Societies should create meetings on cutting-edge topics but maintain these meetings only as long as the topic remains cutting edge. When it becomes mainstream, the conference should be discontinued and another one should be set up on a current topic.
Regional meetings, such as those organized by the American Society for the Advancement of Science, could be created to foster geography-centered networking and provide regular training opportunities. ASM branch meetings provide a platform for regional interactions and career development for students.
Societies could create welcoming committees of their members in each community that help new graduates adjust to the area and find the resources it has to offer.
Examples of Model Graduate Programs
There are model graduate programs that have successfully experimented with new approaches to graduate education; a noncomprehensive set of examples is provided below.
There are model graduate programs that have successfully experimented with new approaches to graduate education
The Johns Hopkins Bloomberg School of Public Health has started a pilot graduate program that contains all the elements discussed in this paper. The course offerings for the first two years of this program are outlined in Tables 1 and 2 on the following pages.
The 17 institutions funded by the National Institutes of Health's Broadening Experiences in Scientific Training (BEST) program have successfully incorporated career opportunity-broadening experiences into their programs. Started in 2013, the BEST program was designed to develop innovative approaches to career exploration by Ph.D. students and postdocs that could be piloted, adapted, and adopted by the broader community of research institutions.
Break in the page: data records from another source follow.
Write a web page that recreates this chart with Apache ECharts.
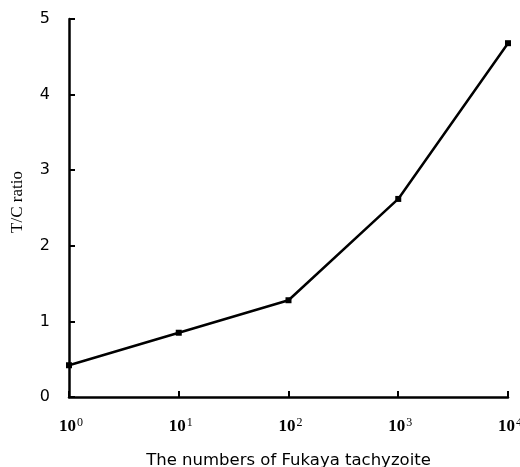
<!DOCTYPE html>
<html><head><meta charset="utf-8">
<script src="https://cdn.jsdelivr.net/npm/echarts@6/dist/echarts.min.js"></script>
<style>html,body{margin:0;padding:0;background:#fff}#c{width:520px;height:467px}</style>
</head><body><div id="c"></div>
<script>
const xValues = [1, 10, 100, 1000, 10000];
const tcRatio = [0.42, 0.85, 1.28, 2.62, 4.68];
const yTicks = [0, 1, 2, 3, 4, 5];
const xTitle = 'The numbers of Fukaya tachyzoite';
const yTitle = 'T/C ratio';

const chart = echarts.init(document.getElementById('c'));
const font = '"Liberation Serif", "DejaVu Serif", serif';
chart.setOption({
  animation: false,
  backgroundColor: '#fff',
  grid: { left: 69, right: 12, top: 19, bottom: 70, containLabel: false, outerBoundsMode: 'none' },
  xAxis: {
    type: 'log', logBase: 10, min: 1, max: 10000,
    axisLine: { lineStyle: { color: '#000', width: 2.5 } },
    axisTick: { inside: true, length: 6, lineStyle: { color: '#000', width: 2 } },
    splitLine: { show: false },
    minorTick: { show: false },
    axisLabel: {
      margin: 20, color: '#000',
      formatter: v => '{b|10}{s|' + Math.round(Math.log10(v)) + '}',
      rich: {
        b: { fontSize: 17, fontFamily: font, fontWeight: 'bold', color: '#000', padding: [0, 0, 0, 4] },
        s: { fontSize: 12, fontFamily: font, color: '#000', verticalAlign: 'top', padding: [0, 0, 8, 1] }
      }
    },
    name: xTitle, nameLocation: 'middle', nameGap: 55,
    nameTextStyle: { color: '#000', fontFamily: '"DejaVu Sans", sans-serif', fontSize: 16.5 }
  },
  yAxis: {
    type: 'value', min: 0, max: 5, interval: 1,
    axisLine: { show: true, lineStyle: { color: '#000', width: 2.5 } },
    axisTick: { show: true, inside: true, length: 6, lineStyle: { color: '#000', width: 2 } },
    splitLine: { show: false },
    axisLabel: { margin: 19, color: '#000', fontFamily: '"DejaVu Sans", sans-serif', fontSize: 16,
      formatter: v => yTicks.includes(v) ? String(v) : '' },
    name: yTitle, nameLocation: 'middle', nameGap: 43, nameRotate: 90,
    nameTextStyle: { color: '#000', fontFamily: font, fontSize: 17, padding: [0, 0, 0, 12] }
  },
  series: [{
    type: 'line',
    data: xValues.map((x, i) => [x, tcRatio[i]]),
    symbol: 'rect', symbolSize: 6,
    lineStyle: { color: '#000', width: 2.5 },
    itemStyle: { color: '#000' }
  }]
});
</script></body></html>
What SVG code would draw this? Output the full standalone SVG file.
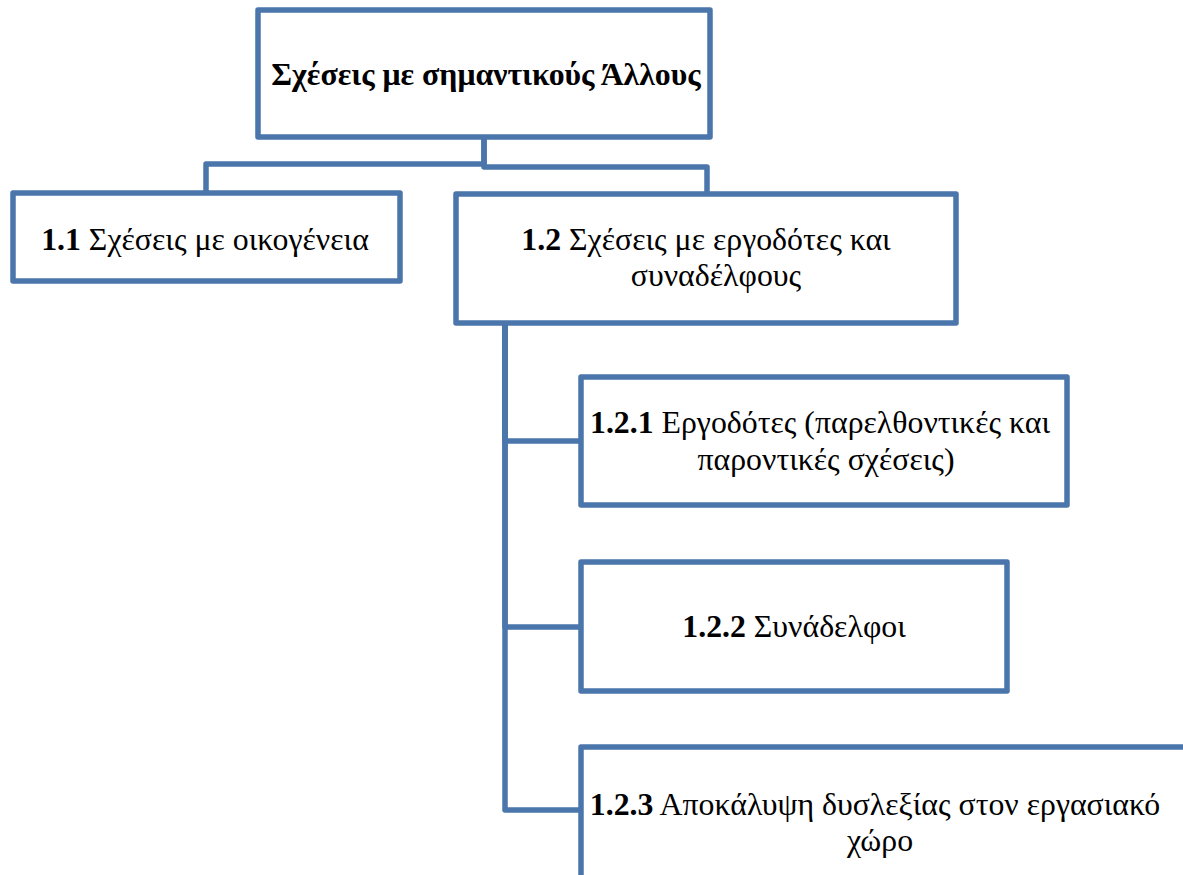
<svg xmlns="http://www.w3.org/2000/svg" width="1183" height="875" viewBox="0 0 1183 875">
<style>
.box{fill:#ffffff;stroke:#4a76ac;stroke-width:5.5;stroke-linejoin:round}
.con{fill:none;stroke:#4a76ac;stroke-width:5.5;stroke-linejoin:round}
.t{font-family:'Liberation Serif','DejaVu Serif',serif;font-size:31.8px;fill:#000;text-anchor:middle}
.b{font-weight:bold}
</style>
<rect width="1183" height="875" fill="#ffffff"/>
<g id="connectors">
<polyline class="con" points="484,137 484,164 206,164 206,193"/>
<polyline class="con" points="484,137 484,167 707,167 707,193"/>
<polyline class="con" points="505,323 505,441 581,441"/>
<polyline class="con" points="505,323 505,627 581,627"/>
<polyline class="con" points="505,323 505,810 581,810"/>
</g>
<g id="n0">
<rect class="box" x="258" y="10" width="452" height="127"/>
<text class="t b" x="486" y="85">Σχέσεις με σημαντικούς Άλλους</text>
</g>
<g id="n1">
<rect class="box" x="13" y="193" width="387" height="88"/>
<text class="t" x="205" y="250"><tspan class="b">1.1</tspan> Σχέσεις με οικογένεια</text>
</g>
<g id="n2">
<rect class="box" x="456" y="194" width="500" height="129"/>
<text class="t" x="706" y="250"><tspan class="b">1.2</tspan> Σχέσεις με εργοδότες και</text>
<text class="t" x="716" y="286">συναδέλφους</text>
</g>
<g id="n3">
<rect class="box" x="581" y="377" width="486" height="128"/>
<text class="t" x="820" y="433"><tspan class="b">1.2.1</tspan> Εργοδότες (παρελθοντικές και</text>
<text class="t" x="826" y="470">παροντικές σχέσεις)</text>
</g>
<g id="n4">
<rect class="box" x="581" y="562" width="426" height="129"/>
<text class="t" x="794" y="637"><tspan class="b">1.2.2</tspan> Συνάδελφοι</text>
</g>
<g id="n5">
<rect class="box" x="581" y="747" width="620" height="150"/>
<text class="t" x="875" y="815"><tspan class="b">1.2.3</tspan> Αποκάλυψη δυσλεξίας στον εργασιακό</text>
<text class="t" x="880" y="851">χώρο</text>
</g>
</svg>
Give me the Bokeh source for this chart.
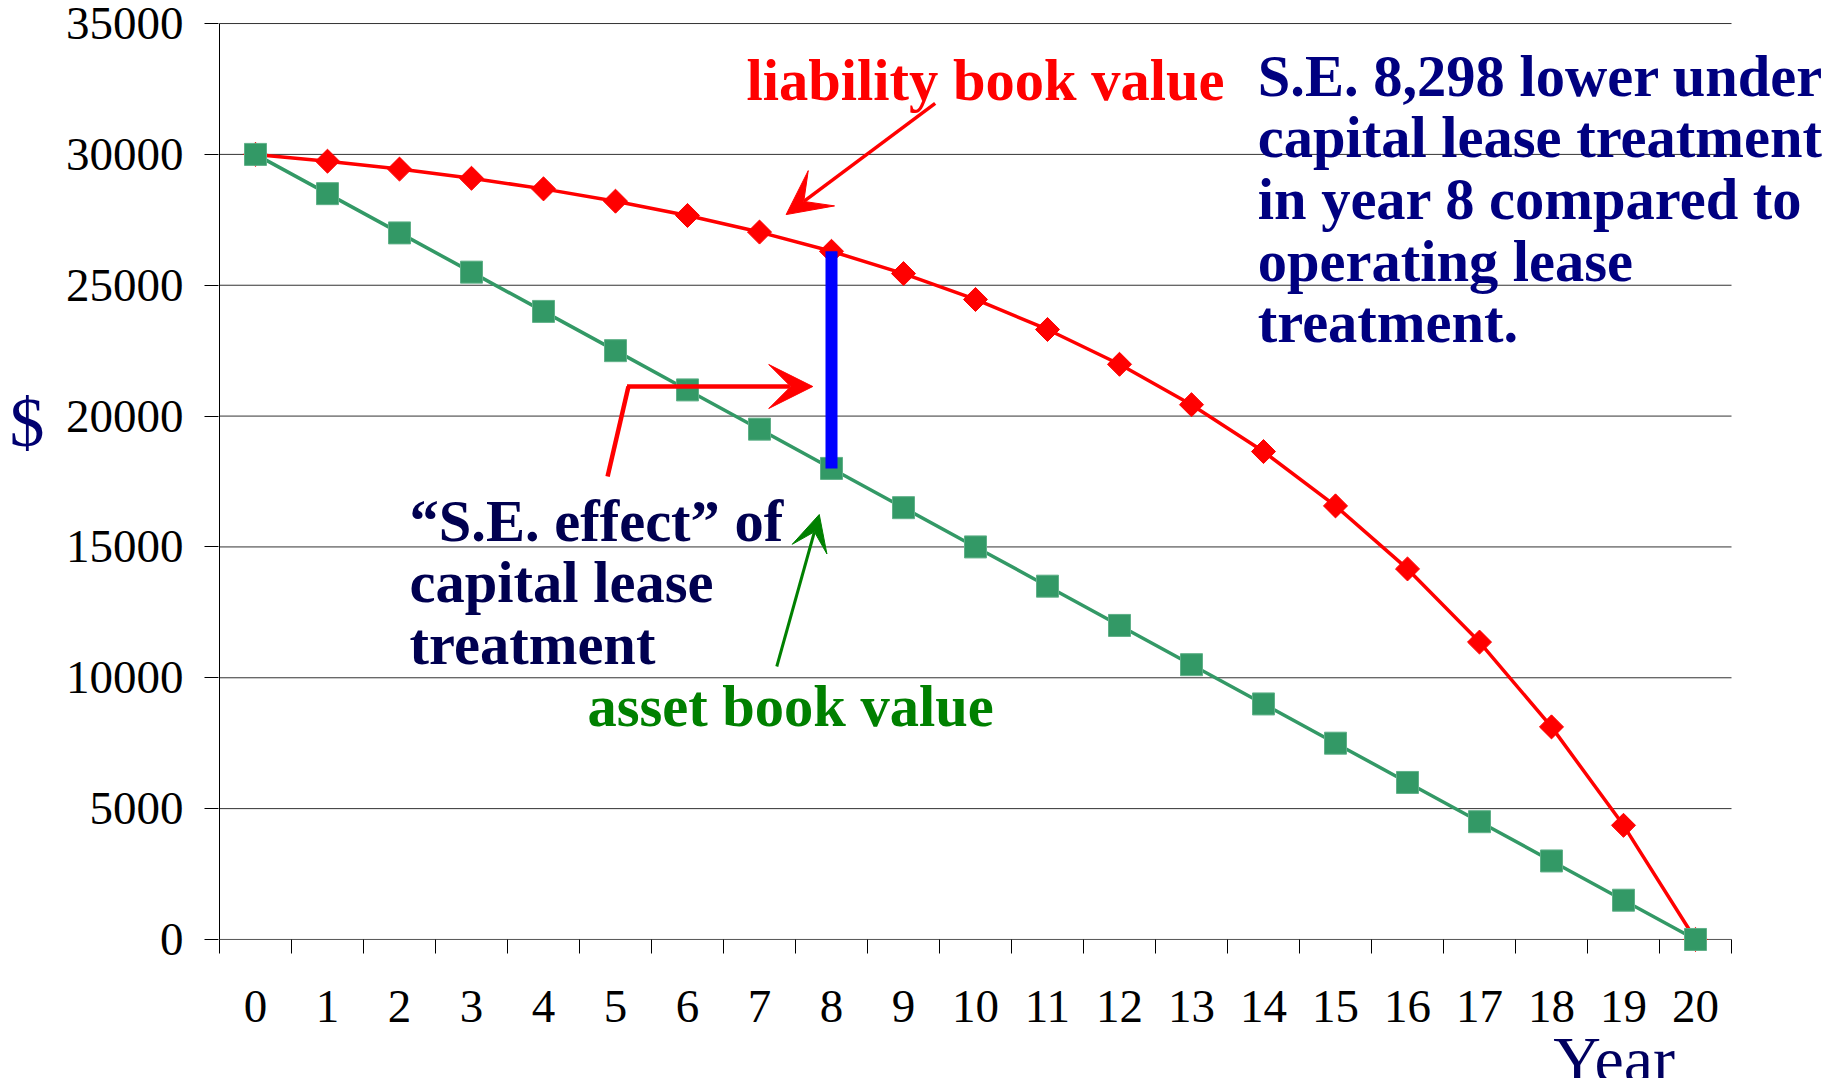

Predating the BEST program is the University of California at San Francisco's Graduate Student Internships for Career Exploration (GSICE). This program is philanthropically funded and supports mentored career exploration by providing career planning and full-time 3-month internship opportunities for advanced Ph.D. students (i.e., those who have passed all Ph.D. qualifying exams) to enable free and informed career decision-making before the students graduate.